И он обязан был ответить на все эти вопросы. Не выкручиваясь, не придумывая спасительную облегчающую ложь, не отделываясь обязательными выражениями соболезнования. Как ни тяжело было такое, этого «креста» снять с него не мог никто. И прежде всего собственная совесть.
Он вышел из-за стола, когда увидел на пороге кабинета сухощавого, небольшого роста мужчину с женщиной и другим спутником, помоложе. «Наверное, жена и сын». И чем ближе подходили они друг к другу, тем все очевиднее становилось адмиралу, что и лицо это, и глубоко запавшие глаза идущего ему навстречу человека, и эти плотно сжатые губы он уже видел. И не только видел…

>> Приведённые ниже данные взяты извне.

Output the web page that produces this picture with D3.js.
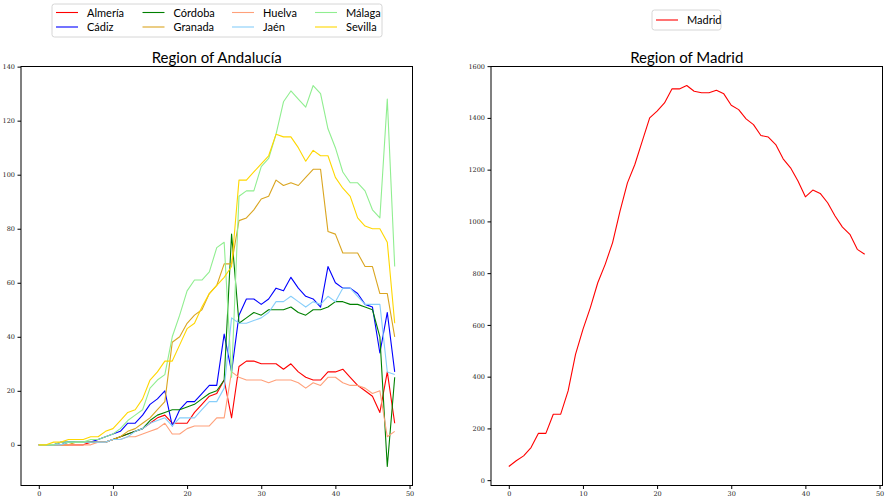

— Неужели ты! — почти со стоном выдохнул пришедший. — Васька! Неужели это ты?!
— Николай! — Адмирал почувствовал, как все в нем оборвалось и дрожит натянутой струной тревожно и напряженно. — Колька, дорогой!.. — Горечь подступила к горлу, и, обнимая его, вдруг вот так, непрошенно шагнувшую через порог далекую свою юность, тихо, чтобы слышал только один он, Николай Розанов, выдавил: — Вот, значит, как пришлось свидеться… Подумать только… Горькая встреча у нас, товарищ мой дорогой… — И, только взглянув на жену Розанова, опомнился: — Ну что же мы стоим. Садитесь.
Помощник по комсомолу, «главный комсомолец флота», бывший тут же, в кабинете адмирала, с недоумением, смятенно наблюдал все это. И даже не понял, что это к нему обращался адмирал, когда бросил: «Вот ведь как бывает в жизни. Ни в каком романе такую встречу не придумаешь».
А адмиралу вдруг отчетливо вспомнилось показавшееся ему таким знакомым лицо старшины с «Ленинского комсомола». Ну, конечно же, это был сын Николая. Его глаза. Его нос. Его улыбка. Как он мог не узнать?! Хотя столько лет прошло, и какая ненадежная вещь — память. И даже когда была названа в связи с бедой и подвигом фамилия «Розанов», она как-то не связалась в сознании с тем другим Николаем Розановым, который сейчас сидит перед ним. Постаревший, поседевший, покореженный жизнью, с потухшими тяжелыми глазами.
Наверное, и у того и у другого слишком много всколыхнула эта встреча, потому что оба долго молчали, разглядывая друг друга, и каждый возвращал для себя полустершиеся от времени образы и картины.
— Когда мы виделись с тобой в последний раз? — нарушил молчание адмирал, — В тридцать втором…
— Нет, пожалуй, в тридцать третьем. Ты ушел служить матросом на Балтику.
— Да… Целая жизнь… Здорово ты, друже, изменился.
— А ты, думаешь, помолодел?
— Целая жизнь, — машинально повторил адмирал. — Сколько всякого за это время было. Ни одного спокойного года… Знаешь, что мне сейчас вспомнилось?.. В тридцать втором бросили меня, как тогда говорили, «на коллективизацию». Выбрали председателем колхоза.